--- START OF RECORDS ---

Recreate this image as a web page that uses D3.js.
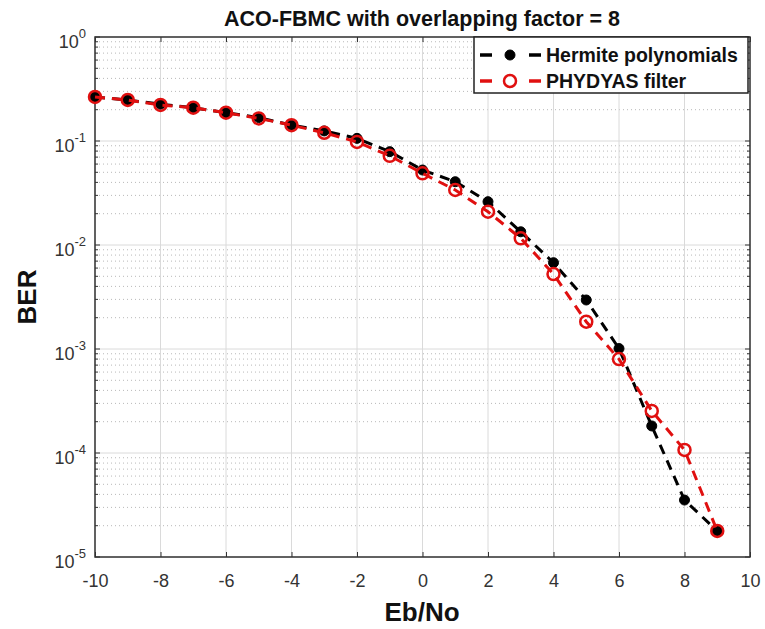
<!DOCTYPE html>
<html>
<head>
<meta charset="utf-8">
<script src="https://cdn.jsdelivr.net/npm/d3@7"></script>
<style>
  body { margin: 0; background: #fff; }
  svg { font-family: "Liberation Sans", Arial, sans-serif; }
</style>
</head>
<body>
<svg id="chart"></svg>
<script>
// Eb/No values (dB)
const ebno = [-10, -9, -8, -7, -6, -5, -4, -3, -2, -1, 0, 1, 2, 3, 4, 5, 6, 7, 8, 9];
// BER
const hermite = [0.265, 0.248, 0.226, 0.209, 0.187, 0.168, 0.142, 0.125, 0.106, 0.079,
  0.0526, 0.0406, 0.0261, 0.0134, 0.00676, 0.00296, 0.00101, 0.000182, 3.53e-5, 1.78e-5];
const phydyas = [0.265, 0.248, 0.222, 0.209, 0.187, 0.165, 0.142, 0.12, 0.098, 0.072,
  0.0489, 0.0338, 0.0209, 0.0116, 0.00526, 0.00183, 0.0008, 0.000254, 0.000107, 1.78e-5];
const xTicks = [-10, -8, -6, -4, -2, 0, 2, 4, 6, 8, 10];
const yExps = [0, -1, -2, -3, -4, -5];
const title = "ACO-FBMC with overlapping factor = 8";
const legendLabels = ["Hermite polynomials", "PHYDYAS filter"];

const width = 765, height = 629;
const mLeft = 95, mRight = 750, mTop = 37, mBottom = 557;

const svg = d3.select("#chart").attr("width", width).attr("height", height);

const x = d3.scaleLinear().domain([-10, 10]).range([mLeft, mRight]);
const y = d3.scaleLog().domain([1e-5, 1]).range([mBottom, mTop]);

// minor grid (dotted)
const minors = [];
for (let e = -5; e < 0; e++) for (let m = 2; m <= 9; m++) minors.push(m * Math.pow(10, e));
svg.append("g").selectAll("line").data(minors).join("line")
  .attr("x1", mLeft).attr("x2", mRight)
  .attr("y1", d => y(d)).attr("y2", d => y(d))
  .attr("stroke", "#b8b8b8").attr("stroke-width", 1).attr("stroke-dasharray", "1,3");

// major grid
svg.append("g").selectAll("line").data(yExps).join("line")
  .attr("x1", mLeft).attr("x2", mRight)
  .attr("y1", d => y(Math.pow(10, d))).attr("y2", d => y(Math.pow(10, d)))
  .attr("stroke", "#dadada").attr("stroke-width", 1);
svg.append("g").selectAll("line").data(xTicks).join("line")
  .attr("x1", d => x(d)).attr("x2", d => x(d))
  .attr("y1", mTop).attr("y2", mBottom)
  .attr("stroke", "#dadada").attr("stroke-width", 1);

// axes (ticks inside)
svg.append("g").attr("transform", `translate(0,${mBottom})`)
  .call(d3.axisBottom(x).tickValues(xTicks).tickSize(-5).tickPadding(17).tickFormat(d => String(d)))
  .call(g => g.select(".domain").remove())
  .call(g => g.selectAll("text").attr("font-size", 18).attr("fill", "#333").attr("font-family", "Liberation Sans, Arial, sans-serif"))
  .call(g => g.selectAll("line").attr("stroke", "#333"));
svg.append("g").attr("transform", `translate(0,${mTop})`)
  .call(d3.axisTop(x).tickValues(xTicks).tickSize(-5).tickFormat(""))
  .call(g => g.select(".domain").remove())
  .call(g => g.selectAll("line").attr("stroke", "#333"));

[mLeft, mRight].forEach(px => {
  const dir = px === mLeft ? 1 : -1;
  svg.append("g").selectAll("line").data(yExps).join("line")
    .attr("x1", px).attr("x2", px + dir * 5)
    .attr("y1", d => y(Math.pow(10, d))).attr("y2", d => y(Math.pow(10, d)))
    .attr("stroke", "#333");
  svg.append("g").selectAll("line").data(minors).join("line")
    .attr("x1", px).attr("x2", px + dir * 3)
    .attr("y1", d => y(d)).attr("y2", d => y(d))
    .attr("stroke", "#333");
});

// y tick labels 10^n
const yl = svg.append("g").selectAll("text").data(yExps).join("text")
  .attr("x", mLeft - 9).attr("y", d => y(Math.pow(10, d)) + 11)
  .attr("text-anchor", "end").attr("fill", "#333").attr("font-size", 18);
yl.append("tspan").text("10");
yl.append("tspan").attr("dy", -10).attr("font-size", 13).text(d => d);

// box
svg.append("rect").attr("x", mLeft).attr("y", mTop)
  .attr("width", mRight - mLeft).attr("height", mBottom - mTop)
  .attr("fill", "none").attr("stroke", "#333").attr("stroke-width", 1.5);

// series
const line = d3.line().x(d => x(d[0])).y(d => y(d[1]));
const sers = [
  { vals: hermite, color: "#000", filled: true },
  { vals: phydyas, color: "#e01010", filled: false }
];
sers.forEach(s => {
  const pts = ebno.map((e, i) => [e, s.vals[i]]);
  svg.append("path").datum(pts)
    .attr("fill", "none").attr("stroke", s.color).attr("stroke-width", 3)
    .attr("stroke-dasharray", "10,7").attr("d", line);
  svg.append("g").selectAll("circle").data(pts).join("circle")
    .attr("cx", d => x(d[0])).attr("cy", d => y(d[1]))
    .attr("r", s.filled ? 5 : 6)
    .attr("fill", s.filled ? s.color : "none")
    .attr("stroke", s.color).attr("stroke-width", s.filled ? 1 : 2.5);
});

// legend
const lg = svg.append("g");
lg.append("rect").attr("x", 474).attr("y", mTop).attr("width", mRight - 2 - 474).attr("height", 56)
  .attr("fill", "#fff").attr("stroke", "#222").attr("stroke-width", 1.5);
sers.forEach((s, i) => {
  const ly = 55 + i * 26;
  [[480, 492], [529, 541]].forEach(seg => {
    lg.append("line").attr("x1", seg[0]).attr("x2", seg[1]).attr("y1", ly).attr("y2", ly)
      .attr("stroke", s.color).attr("stroke-width", 3.5);
  });
  lg.append("circle").attr("cx", 510).attr("cy", ly).attr("r", s.filled ? 5 : 6)
    .attr("fill", s.filled ? s.color : "#fff").attr("stroke", s.color).attr("stroke-width", s.filled ? 1 : 2.5);
  lg.append("text").attr("x", 546).attr("y", ly + 7).attr("font-size", 19.5).attr("font-weight", "bold")
    .attr("fill", "#111").text(legendLabels[i]);
});

// title and labels
svg.append("text").attr("x", 422).attr("y", 26).attr("text-anchor", "middle")
  .attr("font-size", 21.5).attr("font-weight", "bold").attr("fill", "#111").text(title);
svg.append("text").attr("x", 422).attr("y", 621).attr("text-anchor", "middle")
  .attr("font-size", 26).attr("font-weight", "bold").attr("fill", "#111").text("Eb/No");
svg.append("text").attr("transform", `translate(36,${(mTop + mBottom) / 2}) rotate(-90)`)
  .attr("text-anchor", "middle").attr("font-size", 26).attr("font-weight", "bold")
  .attr("fill", "#111").text("BER");
</script>
</body>
</html>
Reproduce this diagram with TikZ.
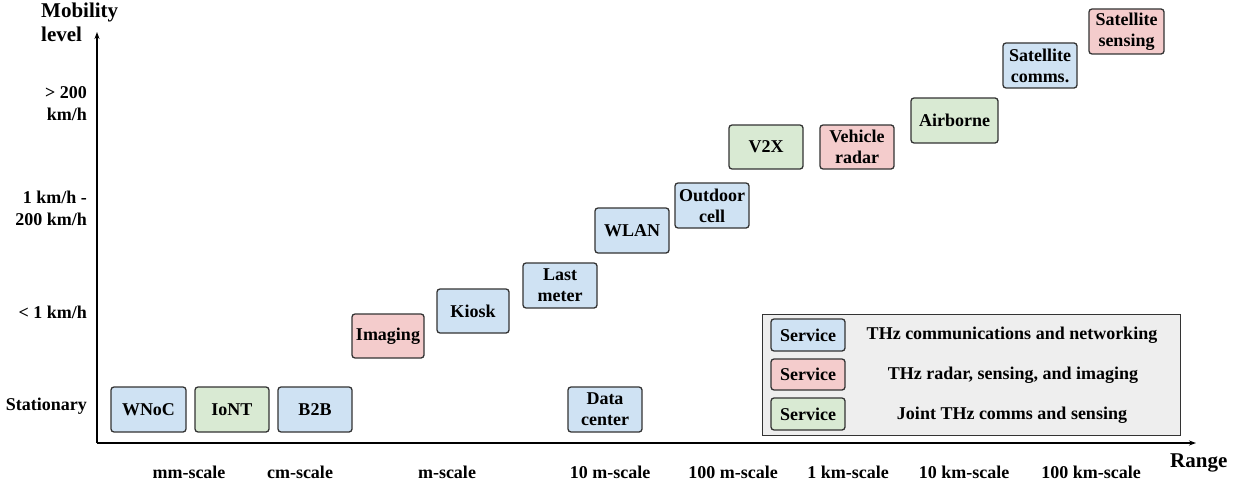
\documentclass[tikz,border=0pt]{standalone}
\usepackage{fontspec}
\setmainfont{Liberation Serif}
\usetikzlibrary{arrows.meta}
\definecolor{cblue}{HTML}{CFE2F3}
\definecolor{cred}{HTML}{F4CCCC}
\definecolor{cgreen}{HTML}{D9EAD3}
\definecolor{cleg}{HTML}{EEEEEE}
\definecolor{cedge}{HTML}{333333}
\tikzset{
  x=1pt, y=-1pt,
  svc/.style={draw=cedge, line width=1.3pt, rounded corners=3pt, align=center,
    font=\bfseries\fontsize{18}{21}\selectfont, inner sep=0pt},
  bl/.style={svc, fill=cblue},
  rd/.style={svc, fill=cred},
  gr/.style={svc, fill=cgreen},
  lab/.style={font=\bfseries\fontsize{18}{22}\selectfont, inner sep=0pt},
  ttl/.style={font=\bfseries\fontsize{21}{24}\selectfont, inner sep=0pt},
  axis/.style={line width=1.3pt, -{Stealth[length=7pt,width=5pt]}},
}
\newcommand{\svcbox}[6]{% style, name, x1, y1, x2, y2
}
\begin{document}
\begin{tikzpicture}
\useasboundingbox (0,0) rectangle (1240,487);
% axes
\coordinate (O) at (97,443);
\coordinate (Ytop) at (97,32);
\coordinate (Xend) at (1196,443);
\draw[axis] (O) -- (Ytop);
\draw[axis] (O) -- (Xend);
% axis titles
\node[ttl, anchor=north west, align=left] (ylab) at (41,3) {Mobility\\level};
\node[ttl, anchor=base west] (xlab) at (1170,467) {Range};
% y labels
\node[lab, anchor=east, align=right] (y1) at (87,104) {> 200\\km/h};
\node[lab, anchor=east, align=right] (y2) at (87,208) {1 km/h -\\200 km/h};
\node[lab, anchor=base east] (y3) at (87,318) {< 1 km/h};
\node[lab, anchor=base east] (y4) at (87,410) {Stationary};
% x labels
\foreach \n/\xx/\t in {x1/189/mm-scale, x2/300/cm-scale, x3/447/m-scale, x4/610/10 m-scale,
  x5/733/100 m-scale, x6/848/1 km-scale, x7/964/10 km-scale, x8/1091/100 km-scale}
  \node[lab, anchor=base] (\n) at (\xx,478) {\t};
% service boxes
\node[bl, minimum width=75pt, minimum height=45pt] (wnoc) at (148.5,409.5) {WNoC};
\node[gr, minimum width=74pt, minimum height=45pt] (iont) at (232,409.5) {IoNT};
\node[bl, minimum width=74pt, minimum height=45pt] (b2b) at (315,409.5) {B2B};
\node[rd, minimum width=72pt, minimum height=44pt] (imaging) at (388,336) {Imaging};
\node[bl, minimum width=72pt, minimum height=44pt] (kiosk) at (473,311) {Kiosk};
\node[bl, minimum width=74pt, minimum height=45pt] (last) at (560,285.5) {Last\\meter};
\node[bl, minimum width=74pt, minimum height=45pt] (data) at (605,409.5) {Data\\center};
\node[bl, minimum width=74pt, minimum height=45pt] (wlan) at (632,230.5) {WLAN};
\node[bl, minimum width=74pt, minimum height=45pt] (outdoor) at (712,205.5) {Outdoor\\cell};
\node[gr, minimum width=74pt, minimum height=44pt] (v2x) at (766,147) {V2X};
\node[rd, minimum width=74pt, minimum height=44pt] (vradar) at (857,147) {Vehicle\\radar};
\node[gr, minimum width=87pt, minimum height=45pt] (air) at (954.5,120.5) {Airborne};
\node[bl, minimum width=74pt, minimum height=45pt] (scomm) at (1040,65.5) {Satellite\\comms.};
\node[rd, minimum width=75pt, minimum height=45pt] (ssens) at (1126.5,31.5) {Satellite\\sensing};
% legend
\node[draw=cedge, line width=1pt, fill=cleg, minimum width=418pt, minimum height=121pt, inner sep=0pt] (legend) at (971,374.5) {};
\node[bl, minimum width=74pt, minimum height=32pt] (l1) at (808,335) {Service};
\node[rd, minimum width=74pt, minimum height=31pt] (l2) at (808,374.5) {Service};
\node[gr, minimum width=74pt, minimum height=32pt] (l3) at (808,414) {Service};
\node[lab, anchor=base] (t1) at (1012,339) {THz communications and networking};
\node[lab, anchor=base] (t2) at (1013,379) {THz radar, sensing, and imaging};
\node[lab, anchor=base] (t3) at (1012,419) {Joint THz comms and sensing};
\end{tikzpicture}
\end{document}
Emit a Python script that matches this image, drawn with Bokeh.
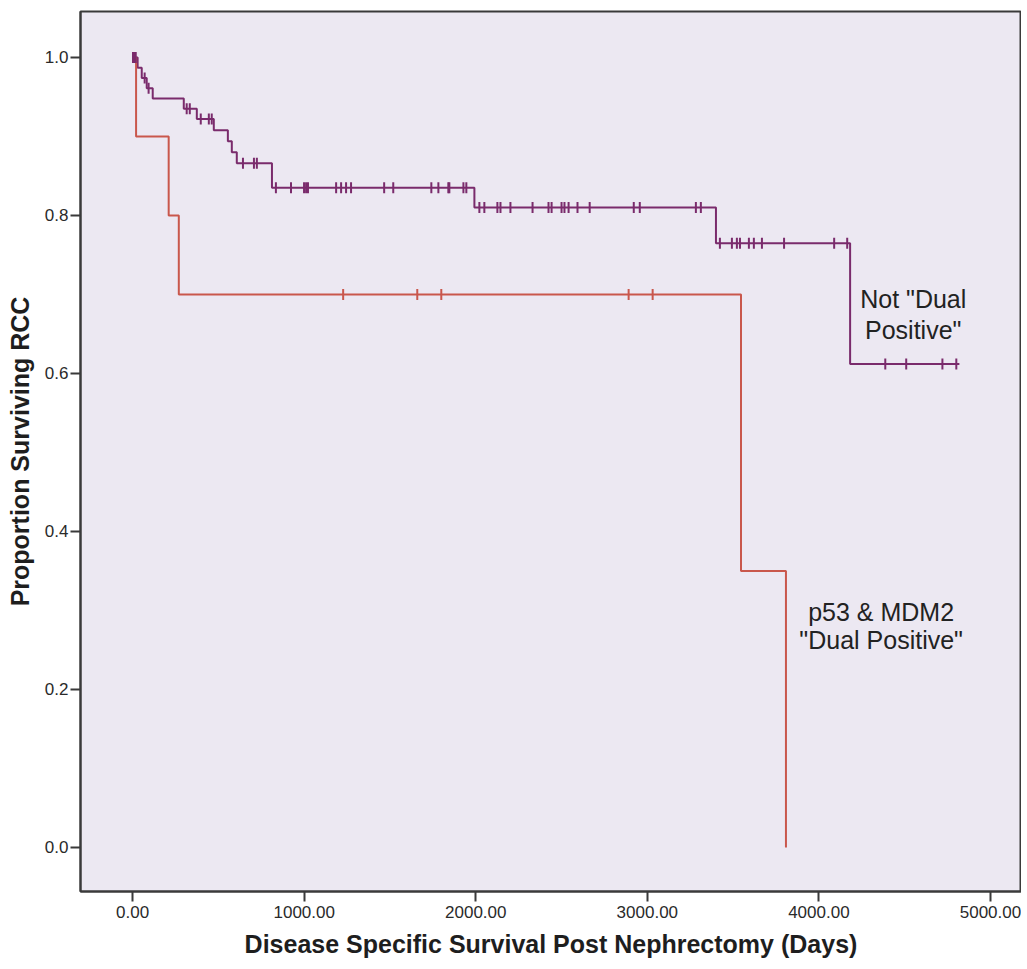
import numpy as np
from bokeh.plotting import figure
from bokeh.models import Range1d, PrintfTickFormatter, FixedTicker, Label
from bokeh.embed import file_html
from bokeh.resources import INLINE

# ---- data ----
# Not "Dual Positive" group: Kaplan-Meier step curve
other_step_days = [0, 29, 53, 82, 117, 298, 374, 473, 555, 578, 607, 812, 1992, 3400, 4182]
other_step_surv = [1.0, 0.987, 0.974, 0.961, 0.948, 0.935, 0.922, 0.908, 0.894, 0.880, 0.866, 0.835, 0.810, 0.765, 0.612]
other_last_day = 4819
other_censor_days = [2, 10, 18, 70, 93, 315, 333, 397, 444, 461, 643, 707, 724,
                     835, 923, 999, 1011, 1022, 1186, 1215, 1244, 1273, 1466, 1519,
                     1741, 1782, 1840, 1846, 1928, 1945,
                     2021, 2050, 2126, 2144, 2202, 2331, 2424, 2442, 2500, 2517,
                     2541, 2593, 2664, 2921, 2956, 3283, 3312,
                     3423, 3493, 3522, 3540, 3592, 3621, 3668, 3797, 4089, 4165,
                     4387, 4509, 4720, 4801]

# p53 & MDM2 "Dual Positive" group
dual_step_days = [0, 20, 210, 269, 3546, 3808]
dual_step_surv = [1.0, 0.9, 0.8, 0.7, 0.35, 0.0]
dual_censor_days = [1227, 1659, 1799, 2891, 3031]

x_ticks = [0, 1000, 2000, 3000, 4000, 5000]
y_ticks = [0.0, 0.2, 0.4, 0.6, 0.8, 1.0]

x_label = "Disease Specific Survival Post Nephrectomy (Days)"
y_label = "Proportion Surviving RCC"
other_text = 'Not "Dual\nPositive"'
dual_text = 'p53 & MDM2\n"Dual Positive"'

PURPLE = "#7a2b6c"
RED = "#c9574c"
FONT = "Liberation Sans"


def surv_at(days, step_days, step_surv):
    idx = np.searchsorted(step_days, days, side="right") - 1
    return [step_surv[i] for i in idx]


p = figure(width=1021, height=961, output_backend="svg", toolbar_location=None,
           x_range=Range1d(-304, 5181), y_range=Range1d(-0.0557, 1.0582),
           min_border_left=80, min_border_right=0, min_border_top=11, min_border_bottom=70)

p.background_fill_color = "#ece8f2"
p.border_fill_color = "white"
p.outline_line_color = "#3a3a3a"
p.outline_line_width = 2
p.xgrid.visible = False
p.ygrid.visible = False

# curves
p.step(other_step_days + [other_last_day], other_step_surv + [other_step_surv[-1]],
       mode="after", line_color=PURPLE, line_width=2)
p.step(dual_step_days, dual_step_surv, mode="after", line_color=RED, line_width=2)

# censor marks
p.scatter(other_censor_days, surv_at(other_censor_days, other_step_days, other_step_surv),
          marker="dash", angle=np.pi / 2, size=11, line_color=PURPLE, line_width=2)
p.scatter(dual_censor_days, surv_at(dual_censor_days, dual_step_days, dual_step_surv),
          marker="dash", angle=np.pi / 2, size=11, line_color=RED, line_width=2)

# axes
for ax in (p.xaxis[0], p.yaxis[0]):
    ax.axis_line_color = "#3a3a3a"
    ax.axis_line_width = 2
    ax.major_tick_line_color = "#3a3a3a"
    ax.major_tick_line_width = 2
    ax.major_tick_in = 0
    ax.major_tick_out = 10
    ax.minor_tick_line_color = None
    ax.major_label_text_font = FONT
    ax.major_label_text_font_size = "17px"
    ax.major_label_text_color = "#2a2a2a"
    ax.axis_label_text_font = FONT
    ax.axis_label_text_font_size = "25px"
    ax.axis_label_text_font_style = "bold"
    ax.axis_label_text_color = "#1e1e1e"

p.xaxis.ticker = FixedTicker(ticks=x_ticks)
p.yaxis.ticker = FixedTicker(ticks=y_ticks)
p.xaxis.formatter = PrintfTickFormatter(format="%.2f")
p.yaxis.formatter = PrintfTickFormatter(format="%.1f")
p.xaxis.axis_label = x_label
p.yaxis.axis_label = y_label
p.xaxis.major_label_standoff = 4
p.yaxis.major_label_standoff = 2
p.xaxis.axis_label_standoff = 9
p.yaxis.axis_label_standoff = 8

# curve labels
p.add_layout(Label(x=4550, y=0.675, text=other_text, text_font=FONT, text_font_size="25px",
                   text_color="#222222", text_align="center", text_baseline="middle",
                   text_line_height=1.1))
p.add_layout(Label(x=4363, y=0.28, text=dual_text, text_font=FONT, text_font_size="25px",
                   text_color="#222222", text_align="center", text_baseline="middle",
                   text_line_height=1.0))

open("out.html", "w").write(file_html(p, INLINE))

--- END OF RECORDS ---

THE PROBLEM
Skip all pictures. Retype exactly the span whose first line is the one with "Emit a Python" and whose last line is the one with "from bokeh.resources import INLINE".

SOLUTION
Emit a Python script that matches this image, drawn with Bokeh.
import numpy as np
from bokeh.plotting import figure
from bokeh.models import Range1d, PrintfTickFormatter, FixedTicker, Label
from bokeh.embed import file_html
from bokeh.resources import INLINE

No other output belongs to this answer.